Write out the records word for word, with no pictures.

* Begin *

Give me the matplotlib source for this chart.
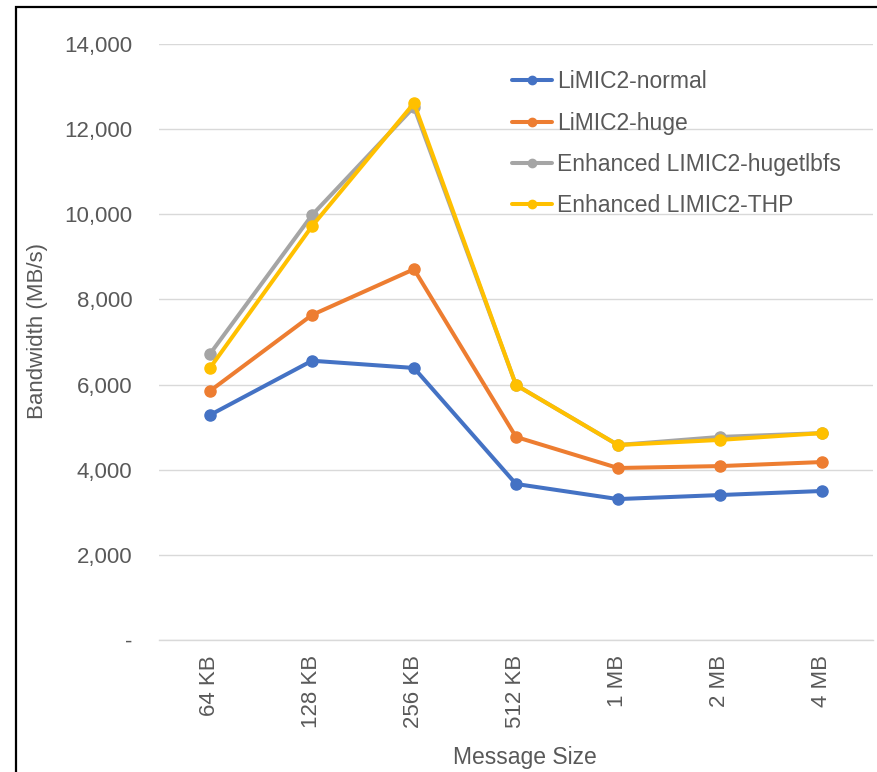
import matplotlib.pyplot as plt
from matplotlib.patches import Rectangle

plt.rcParams['font.family'] = ['Liberation Sans', 'DejaVu Sans']

sizes = ['64 KB', '128 KB', '256 KB', '512 KB', '1 MB', '2 MB', '4 MB']
limic_normal = [5285, 6560, 6390, 3665, 3310, 3405, 3500]
limic_huge = [5850, 7635, 8710, 4770, 4040, 4085, 4180]
enh_hugetlbfs = [6720, 9980, 12520, 5990, 4580, 4770, 4860]
enh_thp = [6390, 9720, 12610, 5990, 4580, 4700, 4860]

series = [
    ('LiMIC2-normal', limic_normal, '#4472C4'),
    ('LiMIC2-huge', limic_huge, '#ED7D31'),
    ('Enhanced LIMIC2-hugetlbfs', enh_hugetlbfs, '#A5A5A5'),
    ('Enhanced LIMIC2-THP', enh_thp, '#FFC000'),
]

txt = '#595959'

fig = plt.figure(figsize=(8.77, 7.72), dpi=100)
ax = fig.add_axes([0.1813, 0.171, 0.8141, 0.772])

x = range(len(sizes))
for name, vals, col in series:
    ax.plot(x, vals, color=col, lw=2.9, marker='o', ms=8, label=name,
            solid_capstyle='round')

ax.set_xlim(-0.5, len(sizes) - 0.5)
ax.set_ylim(0, 14000)
yt = list(range(0, 14001, 2000))
ax.set_yticks(yt)
ax.set_yticklabels(['-'] + [f'{v:,}' for v in yt[1:]])
ax.set_xticks(list(x))
ax.set_xticklabels(sizes, rotation=90, va='top')

ax.grid(axis='y', color='#D9D9D9', lw=1)
ax.axhline(0, color='#D9D9D9', lw=1, zorder=0.5, clip_on=False)
ax.set_axisbelow(True)
for s in ax.spines.values():
    s.set_visible(False)
ax.tick_params(length=0, labelsize=16, colors=txt)
ax.tick_params(axis='y', pad=19)
ax.tick_params(axis='x', pad=11)

ax.set_xlabel('Message Size', fontsize=16.5, color=txt)
ax.set_ylabel('Bandwidth (MB/s)', fontsize=16, color=txt)
ax.xaxis.set_label_coords(0.5126, -0.178)
ax.yaxis.set_label_coords(-0.155, 0.518)

leg = ax.legend(loc='upper left', bbox_to_anchor=(0.5838, 0.909),
                bbox_transform=fig.transFigure, frameon=False, fontsize=16.5,
                handlelength=1.75, handletextpad=0.2, labelspacing=0.8,
                borderpad=0, borderaxespad=0, markerscale=0.75)
for t in leg.get_texts():
    t.set_color(txt)

# black frame around the chart area
fig.add_artist(Rectangle((0.0182, -0.1), 1.2, 1.0903, transform=fig.transFigure,
                         fill=False, ec='black', lw=1.6, clip_on=False))

fig.savefig('out.png', dpi=100)
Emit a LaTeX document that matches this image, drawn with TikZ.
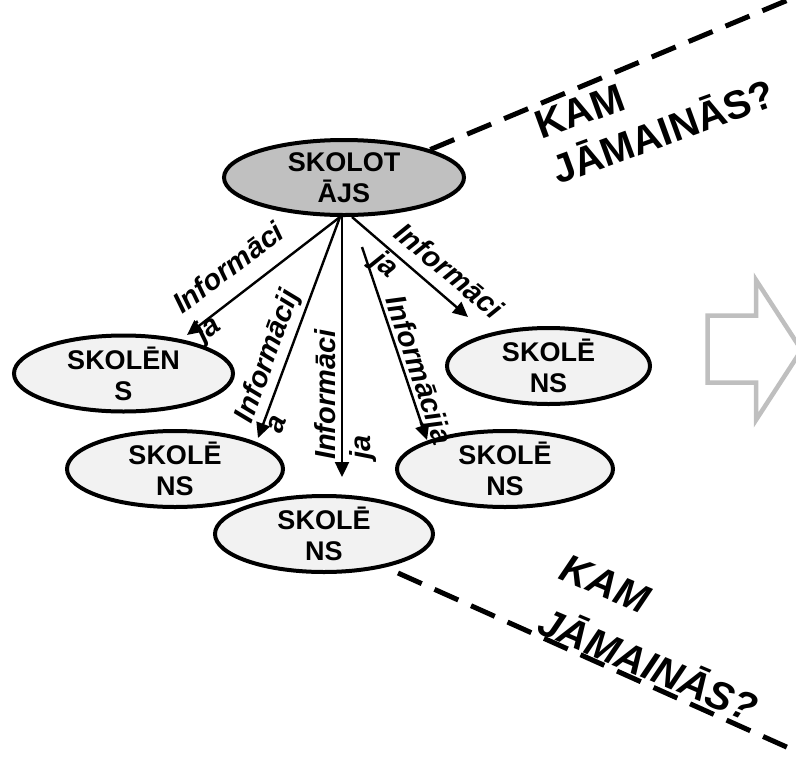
\documentclass[tikz,border=0pt]{standalone}
\usepackage{fontspec}
\setmainfont{Liberation Sans}
\usetikzlibrary{shapes.geometric,arrows.meta}
\definecolor{skfill}{HTML}{C0C0C0}
\definecolor{stfill}{HTML}{F2F2F2}
\definecolor{bigarrow}{HTML}{BFBFBF}
\begin{document}
\begin{tikzpicture}[x=1pt,y=-1pt,
  ell/.style={ellipse, draw=black, line width=4pt, inner sep=0pt, align=center,
    font=\fontsize{27}{31}\selectfont\bfseries},
  lbl/.style={align=left, inner sep=0pt, anchor=base west,
    font=\fontsize{29}{35}\selectfont\bfseries\itshape},
  arr/.style={line width=2.4pt, -{Triangle[length=15pt,width=14pt]}},
  dsh/.style={line width=5pt, dash pattern=on 26pt off 14pt},
  question/.style={align=left, inner sep=0pt, anchor=base west}
]
\useasboundingbox (0,0) rectangle (796,756);
\clip (0,0) rectangle (796,756);

% big hollow arrow on the right
\draw[bigarrow, line width=4.5pt, fill=white, line join=miter]
  (707.5,315.5) -- (756,315.5) -- (756,280) -- (801.5,350) -- (756,420)
  -- (756,382.5) -- (707.5,382.5) -- cycle;

% ellipses
\node[ell, fill=skfill, minimum width=240pt, minimum height=75pt] (sk) at (344,177.5) {SKOLOT\\ĀJS};
\node[ell, fill=stfill, minimum width=219pt, minimum height=73pt] (s1) at (123.5,373.5) {SKOLĒN\\S};
\node[ell, fill=stfill, minimum width=216pt, minimum height=74pt] (s2) at (175,469) {SKOLĒ\\NS};
\node[ell, fill=stfill, minimum width=218pt, minimum height=74pt] (s3) at (324,534) {SKOLĒ\\NS};
\node[ell, fill=stfill, minimum width=216pt, minimum height=74pt] (s4) at (505,469) {SKOLĒ\\NS};
\node[ell, fill=stfill, minimum width=203pt, minimum height=74pt] (s5) at (548.5,366) {SKOLĒ\\NS};

% arrow end points
\coordinate (e1) at (187,335);
\coordinate (e2) at (258,438);
\coordinate (e3) at (342,477);
\coordinate (e4) at (427,440);
\coordinate (e5) at (468,317);
\coordinate (a4) at (362,247);

\draw[arr] ([xshift=-4pt]sk.south) -- (e1);
\draw[arr] ([xshift=-4pt]sk.south) -- (e2);
\draw[arr] ([xshift=-2pt]sk.south) -- (e3);
\draw[arr] (a4) -- (e4);
\draw[arr] ([xshift=8pt]sk.south) -- (e5);

% arrow labels (anchor = baseline start of the last line)
\node[lbl, rotate=37] (l1) at (203,343) {Informāci\\ja};
\node[lbl, rotate=70, font=\fontsize{29}{31}\selectfont\bfseries\itshape] (l2) at (281,435) {Informācij\\a};
\node[lbl, rotate=90] (l3) at (370,460) {Informāci\\ja};
\node[lbl, rotate=-71.4, anchor=base] (l4) at (410,373) {Informācija};
\node[lbl, rotate=-40] (l5) at (370,263) {Informāci\\ja};

% dashed lines
\coordinate (d1) at (800,-5);
\coordinate (d2s) at (398,573);
\coordinate (d2e) at (800,753);
\draw[dsh] (sk.north east) -- (d1);
\draw[dsh] (d2s) -- (d2e);

% questions
\node[question, rotate=20, font=\fontsize{40}{48}\selectfont\bfseries] (q1) at (558,185) {KAM\\JĀMAINĀS?};
\node[question, rotate=-23, font=\fontsize{40}{58}\selectfont\bfseries\itshape] (q2) at (535,632) {KAM\\JĀMAINĀS?};
\end{tikzpicture}
\end{document}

* End *

Final result —
Give me the matplotlib source for this chart.
import matplotlib.pyplot as plt
from matplotlib.patches import Rectangle

plt.rcParams['font.family'] = ['Liberation Sans', 'DejaVu Sans']

sizes = ['64 KB', '128 KB', '256 KB', '512 KB', '1 MB', '2 MB', '4 MB']
limic_normal = [5285, 6560, 6390, 3665, 3310, 3405, 3500]
limic_huge = [5850, 7635, 8710, 4770, 4040, 4085, 4180]
enh_hugetlbfs = [6720, 9980, 12520, 5990, 4580, 4770, 4860]
enh_thp = [6390, 9720, 12610, 5990, 4580, 4700, 4860]

series = [
    ('LiMIC2-normal', limic_normal, '#4472C4'),
    ('LiMIC2-huge', limic_huge, '#ED7D31'),
    ('Enhanced LIMIC2-hugetlbfs', enh_hugetlbfs, '#A5A5A5'),
    ('Enhanced LIMIC2-THP', enh_thp, '#FFC000'),
]

txt = '#595959'

fig = plt.figure(figsize=(8.77, 7.72), dpi=100)
ax = fig.add_axes([0.1813, 0.171, 0.8141, 0.772])

x = range(len(sizes))
for name, vals, col in series:
    ax.plot(x, vals, color=col, lw=2.9, marker='o', ms=8, label=name,
            solid_capstyle='round')

ax.set_xlim(-0.5, len(sizes) - 0.5)
ax.set_ylim(0, 14000)
yt = list(range(0, 14001, 2000))
ax.set_yticks(yt)
ax.set_yticklabels(['-'] + [f'{v:,}' for v in yt[1:]])
ax.set_xticks(list(x))
ax.set_xticklabels(sizes, rotation=90, va='top')

ax.grid(axis='y', color='#D9D9D9', lw=1)
ax.axhline(0, color='#D9D9D9', lw=1, zorder=0.5, clip_on=False)
ax.set_axisbelow(True)
for s in ax.spines.values():
    s.set_visible(False)
ax.tick_params(length=0, labelsize=16, colors=txt)
ax.tick_params(axis='y', pad=19)
ax.tick_params(axis='x', pad=11)

ax.set_xlabel('Message Size', fontsize=16.5, color=txt)
ax.set_ylabel('Bandwidth (MB/s)', fontsize=16, color=txt)
ax.xaxis.set_label_coords(0.5126, -0.178)
ax.yaxis.set_label_coords(-0.155, 0.518)

leg = ax.legend(loc='upper left', bbox_to_anchor=(0.5838, 0.909),
                bbox_transform=fig.transFigure, frameon=False, fontsize=16.5,
                handlelength=1.75, handletextpad=0.2, labelspacing=0.8,
                borderpad=0, borderaxespad=0, markerscale=0.75)
for t in leg.get_texts():
    t.set_color(txt)

# black frame around the chart area
fig.add_artist(Rectangle((0.0182, -0.1), 1.2, 1.0903, transform=fig.transFigure,
                         fill=False, ec='black', lw=1.6, clip_on=False))

fig.savefig('out.png', dpi=100)
Emit a LaTeX document that matches this image, drawn with TikZ.
\documentclass[tikz,border=0pt]{standalone}
\usepackage{fontspec}
\setmainfont{Liberation Sans}
\usetikzlibrary{shapes.geometric,arrows.meta}
\definecolor{skfill}{HTML}{C0C0C0}
\definecolor{stfill}{HTML}{F2F2F2}
\definecolor{bigarrow}{HTML}{BFBFBF}
\begin{document}
\begin{tikzpicture}[x=1pt,y=-1pt,
  ell/.style={ellipse, draw=black, line width=4pt, inner sep=0pt, align=center,
    font=\fontsize{27}{31}\selectfont\bfseries},
  lbl/.style={align=left, inner sep=0pt, anchor=base west,
    font=\fontsize{29}{35}\selectfont\bfseries\itshape},
  arr/.style={line width=2.4pt, -{Triangle[length=15pt,width=14pt]}},
  dsh/.style={line width=5pt, dash pattern=on 26pt off 14pt},
  question/.style={align=left, inner sep=0pt, anchor=base west}
]
\useasboundingbox (0,0) rectangle (796,756);
\clip (0,0) rectangle (796,756);

% big hollow arrow on the right
\draw[bigarrow, line width=4.5pt, fill=white, line join=miter]
  (707.5,315.5) -- (756,315.5) -- (756,280) -- (801.5,350) -- (756,420)
  -- (756,382.5) -- (707.5,382.5) -- cycle;

% ellipses
\node[ell, fill=skfill, minimum width=240pt, minimum height=75pt] (sk) at (344,177.5) {SKOLOT\\ĀJS};
\node[ell, fill=stfill, minimum width=219pt, minimum height=73pt] (s1) at (123.5,373.5) {SKOLĒN\\S};
\node[ell, fill=stfill, minimum width=216pt, minimum height=74pt] (s2) at (175,469) {SKOLĒ\\NS};
\node[ell, fill=stfill, minimum width=218pt, minimum height=74pt] (s3) at (324,534) {SKOLĒ\\NS};
\node[ell, fill=stfill, minimum width=216pt, minimum height=74pt] (s4) at (505,469) {SKOLĒ\\NS};
\node[ell, fill=stfill, minimum width=203pt, minimum height=74pt] (s5) at (548.5,366) {SKOLĒ\\NS};

% arrow end points
\coordinate (e1) at (187,335);
\coordinate (e2) at (258,438);
\coordinate (e3) at (342,477);
\coordinate (e4) at (427,440);
\coordinate (e5) at (468,317);
\coordinate (a4) at (362,247);

\draw[arr] ([xshift=-4pt]sk.south) -- (e1);
\draw[arr] ([xshift=-4pt]sk.south) -- (e2);
\draw[arr] ([xshift=-2pt]sk.south) -- (e3);
\draw[arr] (a4) -- (e4);
\draw[arr] ([xshift=8pt]sk.south) -- (e5);

% arrow labels (anchor = baseline start of the last line)
\node[lbl, rotate=37] (l1) at (203,343) {Informāci\\ja};
\node[lbl, rotate=70, font=\fontsize{29}{31}\selectfont\bfseries\itshape] (l2) at (281,435) {Informācij\\a};
\node[lbl, rotate=90] (l3) at (370,460) {Informāci\\ja};
\node[lbl, rotate=-71.4, anchor=base] (l4) at (410,373) {Informācija};
\node[lbl, rotate=-40] (l5) at (370,263) {Informāci\\ja};

% dashed lines
\coordinate (d1) at (800,-5);
\coordinate (d2s) at (398,573);
\coordinate (d2e) at (800,753);
\draw[dsh] (sk.north east) -- (d1);
\draw[dsh] (d2s) -- (d2e);

% questions
\node[question, rotate=20, font=\fontsize{40}{48}\selectfont\bfseries] (q1) at (558,185) {KAM\\JĀMAINĀS?};
\node[question, rotate=-23, font=\fontsize{40}{58}\selectfont\bfseries\itshape] (q2) at (535,632) {KAM\\JĀMAINĀS?};
\end{tikzpicture}
\end{document}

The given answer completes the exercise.